Три часа спустя мы вползли в порт Баты на пузе и на полной воде, потому что на меньшей воде мы, как беременная черепаха, застревали на песчаном намыве в воротах малой гавани. Потом мы ломали наши пальмы-кнехты, привязавшись к ним и подтягиваясь килем концомна каждой волне ближе к берегу.

Но это было три часа спустя. А сейчас, после рассказа кэпа о миссии спасения, на меня напал нервный смех. Наблюдавшие за нами гвинейцы, хоть и не понимали ни слова по-русски, но почувствовали, что мы расслабились и принялись петь и плясать на палубе – от радости по поводу завершения непонятных для них, но, очевидно, опасных действий со счастливым финалом. Мы с кэпом, смеясь, наблюдали за творящимся на палубе очередным дурдомом. Короче, Африка как она есть.

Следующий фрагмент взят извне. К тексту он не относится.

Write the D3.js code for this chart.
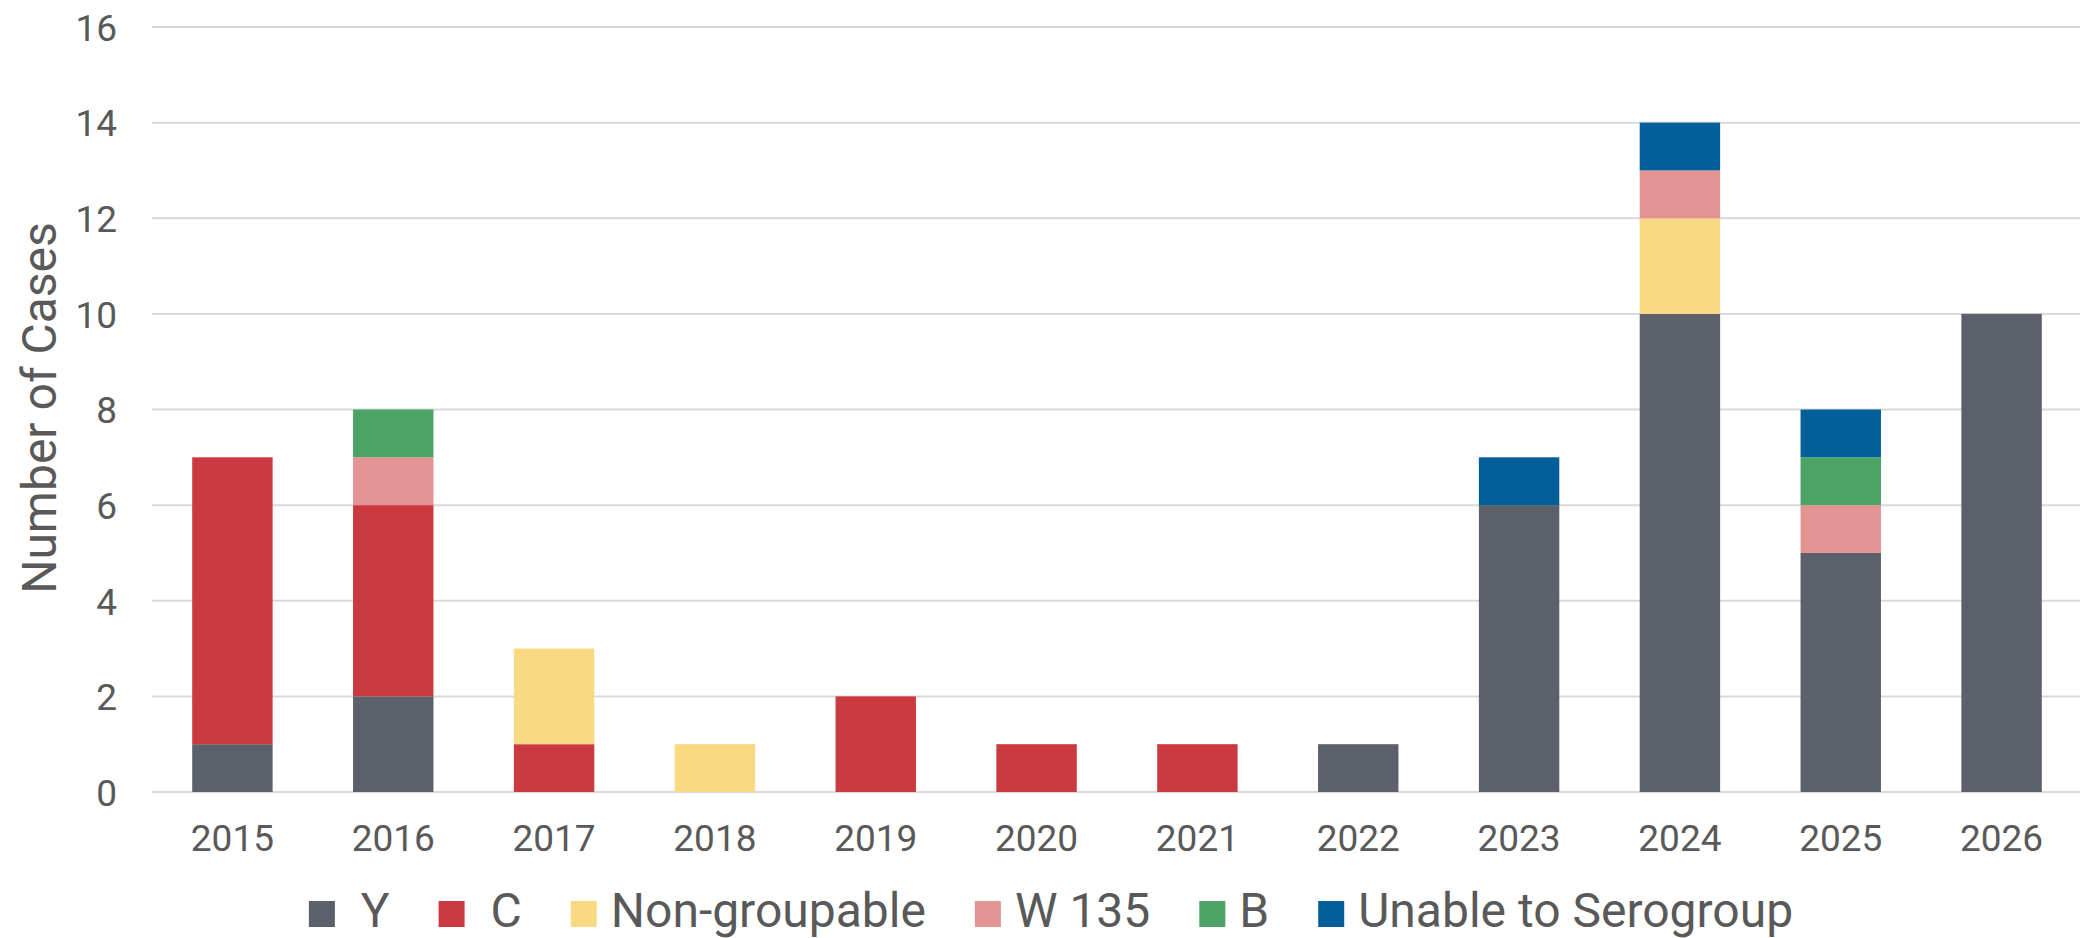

Прибыв в Бату, мы решили не докладывать об этом случае, точнее – доложить, но не все. Однако сеньор Маноло вызвал нас в офис и дополнил нашу же историю неизвестными для нас самих деталями – например, о радиопередаче о прибытии нового корабля из России. Было еще и народное радио, которое в Гвинее работало сверхоперативно, особенно если дело касалось белых.

7.

После этого случая наш авторитет прыгнул на несколько позиций вверх. Мало того, что для сухопутного человека история была не совсем обычная, мы ведь еще продемонстрировали следование морскому кодексу чести, что еще больше подняло нас в глазах местных жителей.

На улицах Баты нас уже не только разглядывали, но и старались потрогать, особенно дети. Люди постарше то и дело говорили нам по-русски «Привет!» Многие помнили «советикос» из 1970-х годов, и если учитывать, что кроме пары бывших колонизаторов-испанцев да нескольких ливанцев-торгашей, белых во всем городе больше не было, то статус руссозмаринерос, или русских моряков был, понятное дело, самым высоким.

Жизнь наша проходила в напряжении, которое создавалось не только спецификой работы, но и, зачастую, нами самими. Местные сперва были в шоке от нашего ритма жизни, было много вопросов типа «А зачем?», которые доводили кэпа до бешенства. Но после случая у рифа Пахаро, ребята, часто спрашивавшие «А зачем?», исчезли сами собой, зато с нами остались трое самых проверенных людей. Два аннабонца и один представитель народа комби, тяготеющий к технике.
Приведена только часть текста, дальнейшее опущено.